The full extent of US erosion of Australia's share of the Indonesian grains import market is not yet publicly known, but various recent comments by the AWB have shown that Australian sales to Indonesia will be greatly down in the currentshipping year to September 30. In 1997/98 Indonesia was Australia's biggest customer for wheat, taking 2.4 million tonnes.

The latest US wheat donation to Indonesia was signed by the USDA with Catholic Relief Services for supply in fiscal 1999. The receiving organisation will sell the wheat in Indonesia to raise funds for agricultural development projects, a U.S. official said.

USDA also continues to work with Indonesia on a separate government-to-government donation of 200,000 tonnes of wheat, which is still under negotiation. All this follows a Clinton administration decision last year, as Asian markets collapsed and US wheat bins overflowed, that the US might donate up to 1.5 million tonnes of wheat to Indonesia. This was subsequently scaled back to about 600,000 tonnes, according to Australian industry sources.
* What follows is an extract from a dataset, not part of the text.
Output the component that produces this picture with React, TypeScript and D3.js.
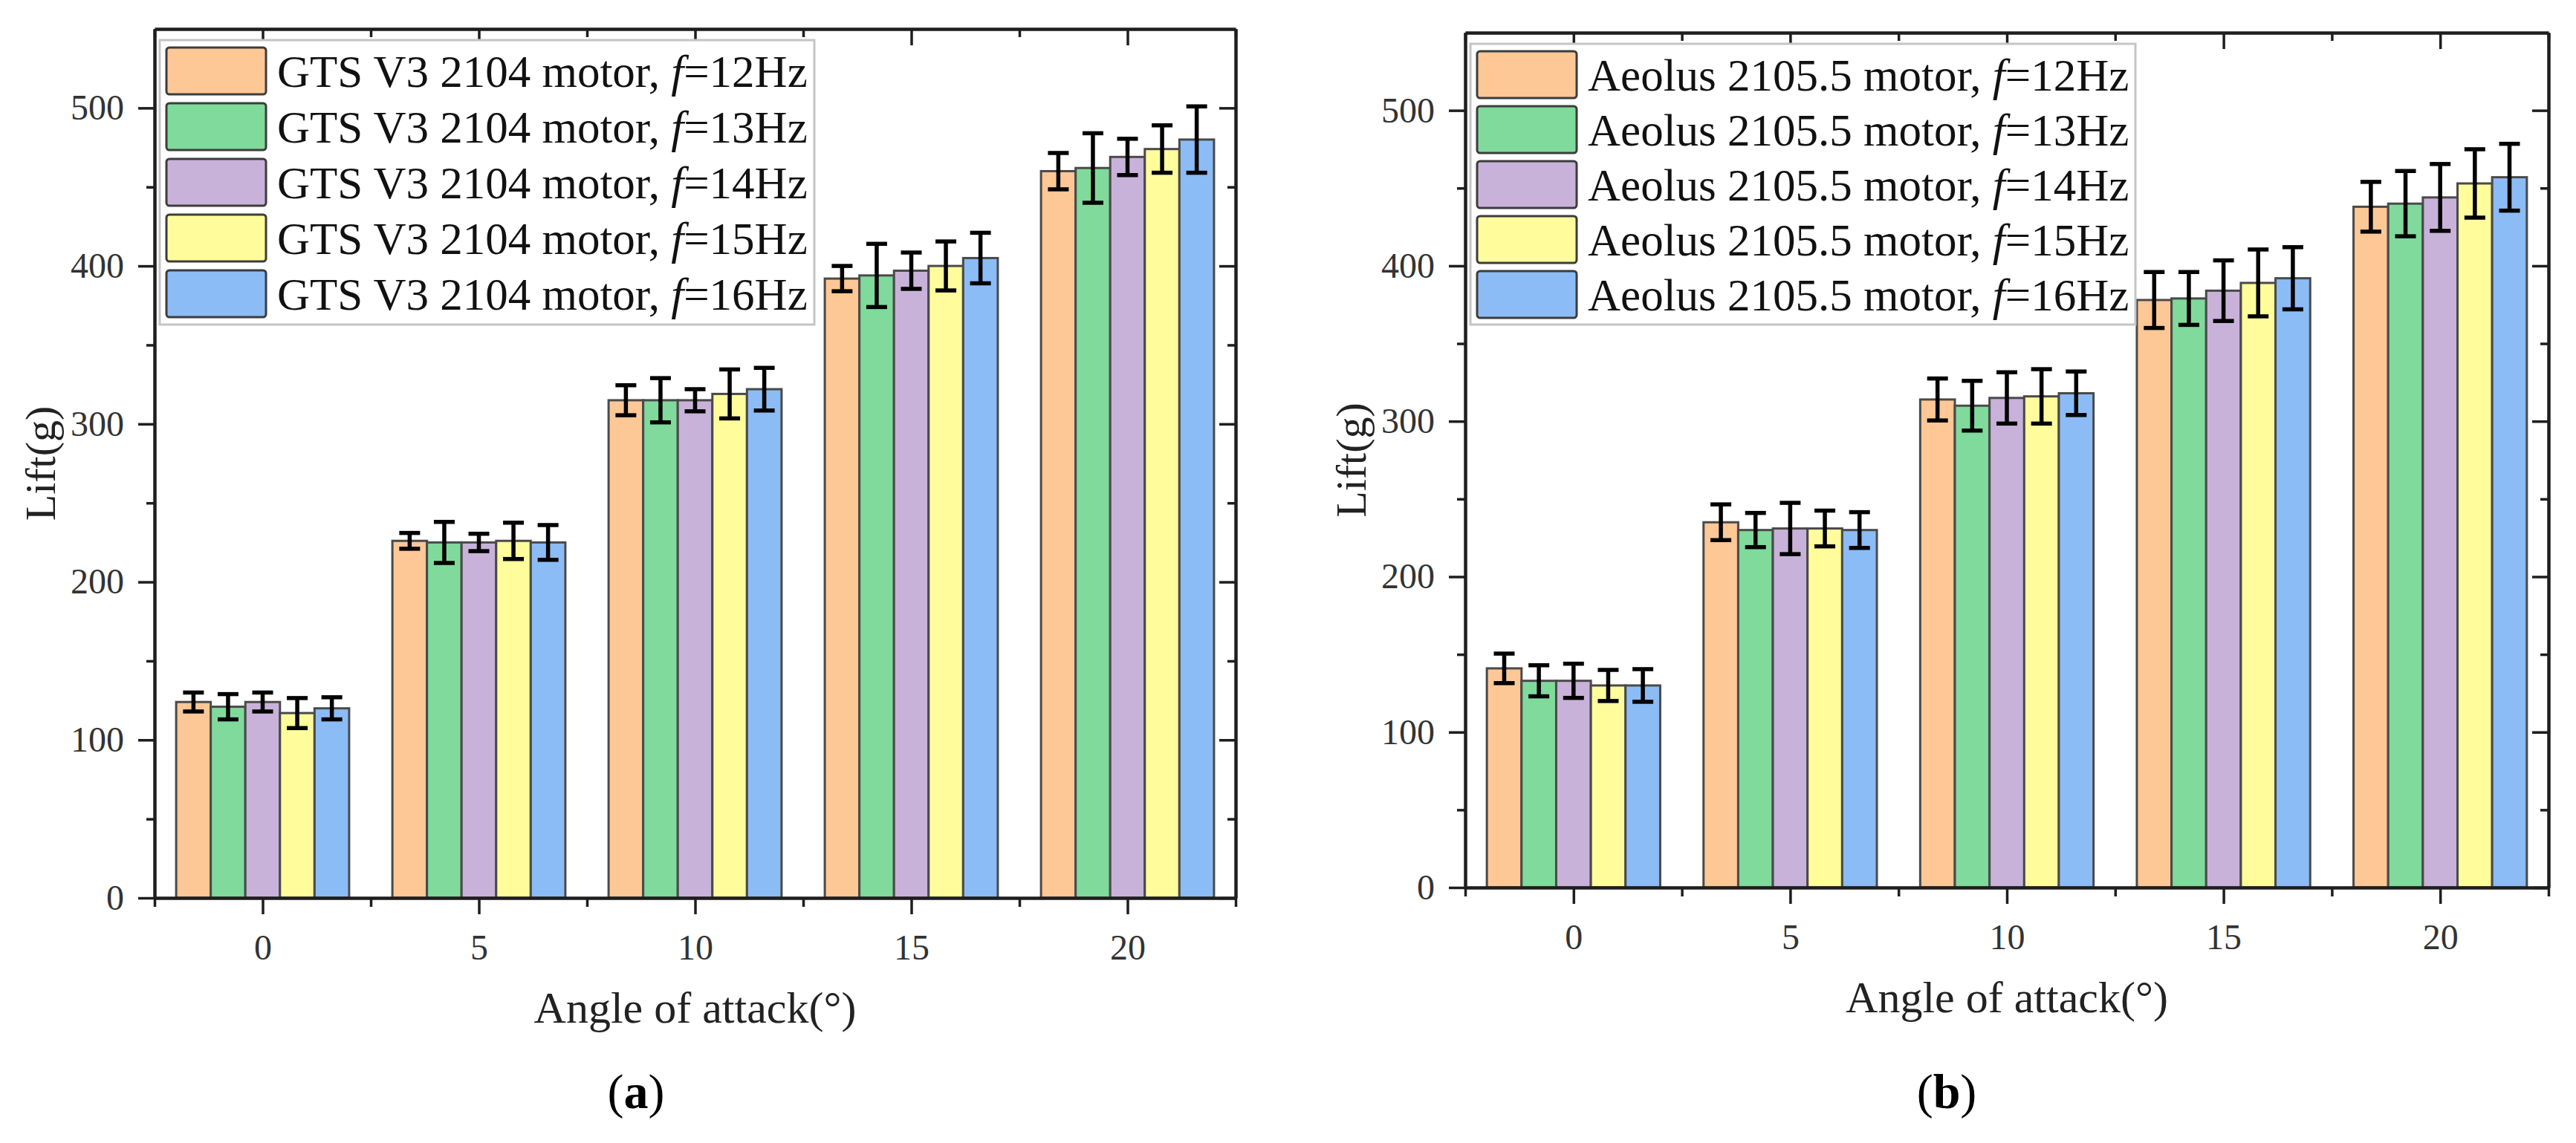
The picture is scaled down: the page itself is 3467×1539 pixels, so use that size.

They also say that a recent US donation to Indonesia involved 170,000 tonnes. The USDA on Thursday said that several large US wheat donations were still pending, with a pact to donate 430,000tonnes of wheat to Indonesia not yet signed. So far the USDA has earmarked some 5.11 million tonnes of wheat, flour and bulgur for donation to at least 28 countries. The biggest giveaway will be 1.7 million tonnes to Russia, if disagreements over NATO's bombing of Yugoslavia do not so anger the Russians that they refuse to accept.